Union spokesman George Atallah has not commented on the exact details of the suit, but the allegations reportedly center on the lack of activity in restricted free agency last year, as free agency rules changed entering what was an uncapped season. The union will have to prove that owners conspired to keep salaries low.
The case is before special master Stephen Burbank, the same special master who reviewed the NFLPA’s complaint about the league’s TV contracts. In this case, the union said that the league’s TV contracts were set up to guarantee the NFL money even if there was a lockout in 2011, while not maximizing revenue from other seasons when the league would need to share that income with players. The union argued this violated an agreement between the NFL and NFLPA that required the NFL to make good-faith efforts to maximize revenues for both the league and for the players. Initially, Burbank ruled for the league. However, the union appealed to U.S. District Judge David Doty who reversed in favor of the NFLPA. In his ruling, Judge Doty criticized Burbank for legal errors and erroneously concluding that the NFL can act for its own interests when in fact it is bound by legal agreements to make deals that benefit both the league and the players.

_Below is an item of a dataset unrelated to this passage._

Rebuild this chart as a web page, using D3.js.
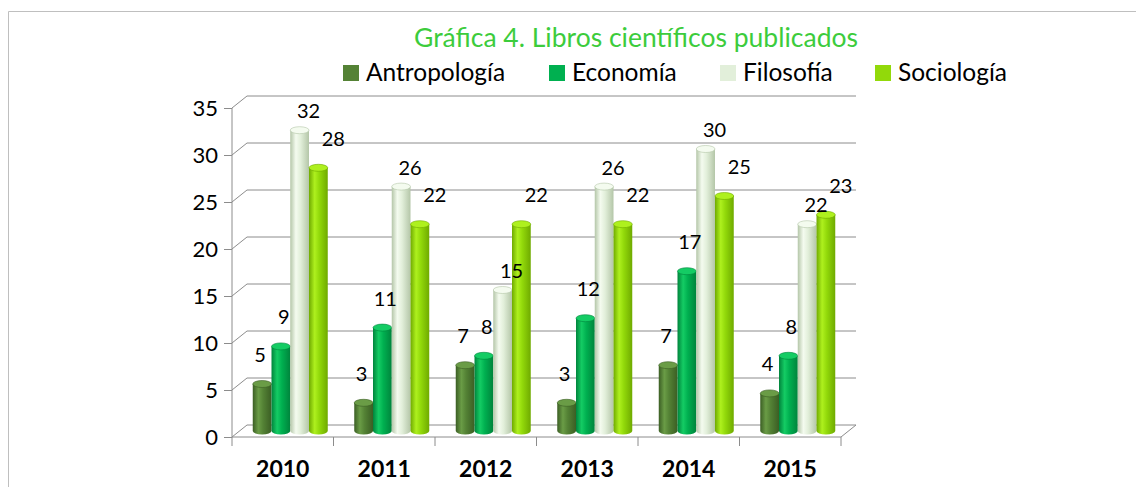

If Burbank were to find collusion, either specific teams or the league as a whole will be fined, with the players victimized by the collusion to receive compensation. Burbank’s decision would be appealable, as the NFL and the NFLPA have agreed that either party can request a review by U.S. District Judge David S. Doty, who has overseen a number of proceedings involving the NFL and the NFLPA. He, like Burbank, is also an expert in the NFL labor disputes.In the midst of this legal action, the NFL owners and players are trying to negotiate a collective bargaining agreement to replace the one that expires in March of this year. Among the key issues are how league revenues will be split by the players and owners moving forward; the possible move to an eighteen-game regular season; a rookie wage scale; and pensions for retired players.
As far as what the resolution to this labor conflict will be, the NFL Commissioner Roger Goodell does not see it playing out in a court room. Rather, the parties entered mediation on February 17, 2011. The Federal Mediation and Conciliation Service, an independent U.S. government agency, has overseen negotiations thus far.